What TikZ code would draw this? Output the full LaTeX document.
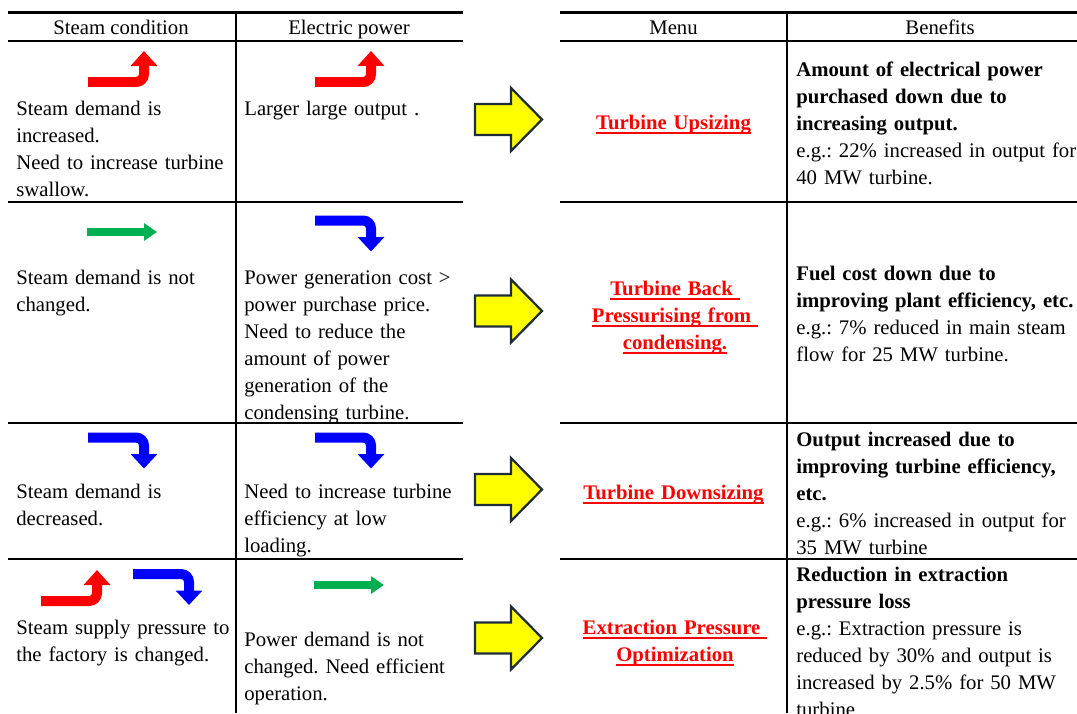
\documentclass[tikz,border=0pt]{standalone}
\usepackage{fontspec}
\setmainfont{Liberation Serif}
\usetikzlibrary{arrows.meta}
\definecolor{c1}{HTML}{000000}
\definecolor{cred}{HTML}{FF0000}
\definecolor{cblue}{HTML}{0000FF}
\definecolor{cgreen}{HTML}{00B050}
\definecolor{cyel}{HTML}{FFFF00}
\definecolor{cedge}{HTML}{1F2D3A}
\newcommand{\tabfont}{\fontsize{11.8}{15.37}\selectfont}
% underline with a thick rule, as in the menu column
\newcommand{\ulred}[1]{\leavevmode\setbox0\hbox{#1}\rlap{\rule[-0.9mm]{\wd0}{0.5mm}}\box0}
\frenchspacing

\begin{document}
\begin{tikzpicture}[
    x=0.02cm, y=-0.02cm,
    every node/.style={font=\tabfont, inner sep=0pt},
    hdr/.style={anchor=base},
    cell/.style={anchor=base west, align=left, text width=4.5cm},
    menu/.style={anchor=base, align=center, text width=4.4cm, text=cred,
                 font=\tabfont\bfseries},
    toprule/.style={line width=0.6mm, color=c1},
    rule/.style={line width=0.4mm, color=c1},
    blk/.style={draw=cedge, fill=cyel, line width=0.45mm, line join=miter},
    upr/.style={draw=cred, line width=2mm, rounded corners=1.6mm,
                -{Triangle[width=5.2mm, length=3mm]}},
    dnb/.style={draw=cblue, line width=2mm, rounded corners=1.6mm,
                -{Triangle[width=5.2mm, length=2.9mm]}},
    flat/.style={draw=cgreen, line width=1.5mm,
                 -{Triangle[width=3.4mm, length=2.6mm]}},
]
\useasboundingbox (0,0) rectangle (1077,713);

% ================================================================ rules
\draw[toprule] (8,12.5) -- (463,12.5);
\draw[toprule] (560,12.5) -- (1077,12.5);
\foreach \y in {41.5, 201.5, 423, 558.5}{
  \draw[rule] (8,\y) -- (463,\y);
  \draw[rule] (560,\y) -- (1077,\y);
}
\draw[rule] (236,12.5) -- (236,713);
\draw[rule] (787,12.5) -- (787,713);

% ================================================================ header
\node[hdr] (hs) at (121, 35) {Steam condition};
\node[hdr] (he) at (349, 35) {Electric power};
\node[hdr] (hm) at (673.5, 35) {Menu};
\node[hdr] (hb) at (940, 35) {Benefits};

% ================================================================ trend arrows
\foreach \x/\y in {88/82, 315/82, 41/601}{ \draw[upr] (\x,\y) -- ++(56,0) -- ++(0,-31); }
\foreach \x/\y in {315/220.5, 88/437.5, 315/437.5, 133/574}{ \draw[dnb] (\x,\y) -- ++(56,0) -- ++(0,31); }
\foreach \x/\y in {87/232, 314/585}{ \draw[flat] (\x,\y) -- ++(70,0); }

% the yellow arrows into the menu
\foreach \y in {119.5, 311, 489.5, 638}{
  \draw[blk] (475,\y-15.5) -- (511,\y-15.5) -- (511,\y-31.5) -- (542,\y)
    -- (511,\y+31.5) -- (511,\y+15.5) -- (475,\y+15.5) -- cycle;
}

% ================================================================ row 1
\node[cell] (s1) at (16, 115.5) {Steam demand is\\ increased.\\ Need to increase turbine\\ swallow.};
\node[cell] (e1) at (244, 115.5) {Larger large output .};
\node[menu] (m1) at (673.5, 129.5) {\ulred{Turbine Upsizing}};
\node[cell, text width=6cm] (b1) at (796, 76.5)
    {\textbf{Amount of electrical power}\\ \textbf{purchased down due to}\\
     \textbf{increasing output.}\\ e.g.: 22\% increased in output for\\ 40 MW turbine.};

% ================================================================ row 2
\node[cell] (s2) at (16, 284.5) {Steam demand is not\\ changed.};
\node[cell] (e2) at (244, 284.5) {Power generation cost >\\ power purchase price.\\
    Need to reduce the\\ amount of power\\ generation of the\\ condensing turbine.};
\node[menu] (m2) at (675, 295.5)
    {\ulred{Turbine Back\ }\\ \ulred{Pressurising from\ }\\ \ulred{condensing.}};
\node[cell, text width=6cm] (b2) at (796, 280.5)
    {\textbf{Fuel cost down due to}\\ \textbf{improving plant efficiency, etc.}\\
     e.g.: 7\% reduced in main steam\\ flow for 25 MW turbine.};

% ================================================================ row 3
\node[cell] (s3) at (16, 498.5) {Steam demand is\\ decreased.};
\node[cell] (e3) at (244, 498.5) {Need to increase turbine\\ efficiency at low\\ loading.};
\node[menu] (m3) at (673.5, 499.5) {\ulred{Turbine Downsizing}};
\node[cell, text width=6cm] (b3) at (796, 446.5)
    {\textbf{Output increased due to}\\ \textbf{improving turbine efficiency,}\\
     \textbf{etc.}\\ e.g.: 6\% increased in output for\\ 35 MW turbine};

% ================================================================ row 4
\node[cell] (s4) at (16, 634.5) {Steam supply pressure to\\ the factory is changed.};
\node[cell] (e4) at (244, 646.5) {Power demand is not\\ changed. Need efficient\\ operation.};
\node[menu] (m4) at (675, 634.5) {\ulred{Extraction Pressure\ }\\ \ulred{Optimization}};
\node[cell, text width=6cm] (b4) at (796, 581.5)
    {\textbf{Reduction in extraction}\\ \textbf{pressure loss}\\
     e.g.: Extraction pressure is\\ reduced by 30\% and output is\\
     increased by 2.5\% for 50 MW\\ turbine};
\end{tikzpicture}
\end{document}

---

Given exercise =>
Leave out the pictures and transcribe everything else exactly.

The response =>
What TikZ code would draw this? Output the full LaTeX document.
\documentclass[tikz,border=0pt]{standalone}
\usepackage{fontspec}
\setmainfont{Liberation Serif}
\usetikzlibrary{arrows.meta}
\definecolor{c1}{HTML}{000000}
\definecolor{cred}{HTML}{FF0000}
\definecolor{cblue}{HTML}{0000FF}
\definecolor{cgreen}{HTML}{00B050}
\definecolor{cyel}{HTML}{FFFF00}
\definecolor{cedge}{HTML}{1F2D3A}
\newcommand{\tabfont}{\fontsize{11.8}{15.37}\selectfont}
% underline with a thick rule, as in the menu column
\newcommand{\ulred}[1]{\leavevmode\setbox0\hbox{#1}\rlap{\rule[-0.9mm]{\wd0}{0.5mm}}\box0}
\frenchspacing

\begin{document}
\begin{tikzpicture}[
    x=0.02cm, y=-0.02cm,
    every node/.style={font=\tabfont, inner sep=0pt},
    hdr/.style={anchor=base},
    cell/.style={anchor=base west, align=left, text width=4.5cm},
    menu/.style={anchor=base, align=center, text width=4.4cm, text=cred,
                 font=\tabfont\bfseries},
    toprule/.style={line width=0.6mm, color=c1},
    rule/.style={line width=0.4mm, color=c1},
    blk/.style={draw=cedge, fill=cyel, line width=0.45mm, line join=miter},
    upr/.style={draw=cred, line width=2mm, rounded corners=1.6mm,
                -{Triangle[width=5.2mm, length=3mm]}},
    dnb/.style={draw=cblue, line width=2mm, rounded corners=1.6mm,
                -{Triangle[width=5.2mm, length=2.9mm]}},
    flat/.style={draw=cgreen, line width=1.5mm,
                 -{Triangle[width=3.4mm, length=2.6mm]}},
]
\useasboundingbox (0,0) rectangle (1077,713);

% ================================================================ rules
\draw[toprule] (8,12.5) -- (463,12.5);
\draw[toprule] (560,12.5) -- (1077,12.5);
\foreach \y in {41.5, 201.5, 423, 558.5}{
  \draw[rule] (8,\y) -- (463,\y);
  \draw[rule] (560,\y) -- (1077,\y);
}
\draw[rule] (236,12.5) -- (236,713);
\draw[rule] (787,12.5) -- (787,713);

% ================================================================ header
\node[hdr] (hs) at (121, 35) {Steam condition};
\node[hdr] (he) at (349, 35) {Electric power};
\node[hdr] (hm) at (673.5, 35) {Menu};
\node[hdr] (hb) at (940, 35) {Benefits};

% ================================================================ trend arrows
\foreach \x/\y in {88/82, 315/82, 41/601}{ \draw[upr] (\x,\y) -- ++(56,0) -- ++(0,-31); }
\foreach \x/\y in {315/220.5, 88/437.5, 315/437.5, 133/574}{ \draw[dnb] (\x,\y) -- ++(56,0) -- ++(0,31); }
\foreach \x/\y in {87/232, 314/585}{ \draw[flat] (\x,\y) -- ++(70,0); }

% the yellow arrows into the menu
\foreach \y in {119.5, 311, 489.5, 638}{
  \draw[blk] (475,\y-15.5) -- (511,\y-15.5) -- (511,\y-31.5) -- (542,\y)
    -- (511,\y+31.5) -- (511,\y+15.5) -- (475,\y+15.5) -- cycle;
}

% ================================================================ row 1
\node[cell] (s1) at (16, 115.5) {Steam demand is\\ increased.\\ Need to increase turbine\\ swallow.};
\node[cell] (e1) at (244, 115.5) {Larger large output .};
\node[menu] (m1) at (673.5, 129.5) {\ulred{Turbine Upsizing}};
\node[cell, text width=6cm] (b1) at (796, 76.5)
    {\textbf{Amount of electrical power}\\ \textbf{purchased down due to}\\
     \textbf{increasing output.}\\ e.g.: 22\% increased in output for\\ 40 MW turbine.};

% ================================================================ row 2
\node[cell] (s2) at (16, 284.5) {Steam demand is not\\ changed.};
\node[cell] (e2) at (244, 284.5) {Power generation cost >\\ power purchase price.\\
    Need to reduce the\\ amount of power\\ generation of the\\ condensing turbine.};
\node[menu] (m2) at (675, 295.5)
    {\ulred{Turbine Back\ }\\ \ulred{Pressurising from\ }\\ \ulred{condensing.}};
\node[cell, text width=6cm] (b2) at (796, 280.5)
    {\textbf{Fuel cost down due to}\\ \textbf{improving plant efficiency, etc.}\\
     e.g.: 7\% reduced in main steam\\ flow for 25 MW turbine.};

% ================================================================ row 3
\node[cell] (s3) at (16, 498.5) {Steam demand is\\ decreased.};
\node[cell] (e3) at (244, 498.5) {Need to increase turbine\\ efficiency at low\\ loading.};
\node[menu] (m3) at (673.5, 499.5) {\ulred{Turbine Downsizing}};
\node[cell, text width=6cm] (b3) at (796, 446.5)
    {\textbf{Output increased due to}\\ \textbf{improving turbine efficiency,}\\
     \textbf{etc.}\\ e.g.: 6\% increased in output for\\ 35 MW turbine};

% ================================================================ row 4
\node[cell] (s4) at (16, 634.5) {Steam supply pressure to\\ the factory is changed.};
\node[cell] (e4) at (244, 646.5) {Power demand is not\\ changed. Need efficient\\ operation.};
\node[menu] (m4) at (675, 634.5) {\ulred{Extraction Pressure\ }\\ \ulred{Optimization}};
\node[cell, text width=6cm] (b4) at (796, 581.5)
    {\textbf{Reduction in extraction}\\ \textbf{pressure loss}\\
     e.g.: Extraction pressure is\\ reduced by 30\% and output is\\
     increased by 2.5\% for 50 MW\\ turbine};
\end{tikzpicture}
\end{document}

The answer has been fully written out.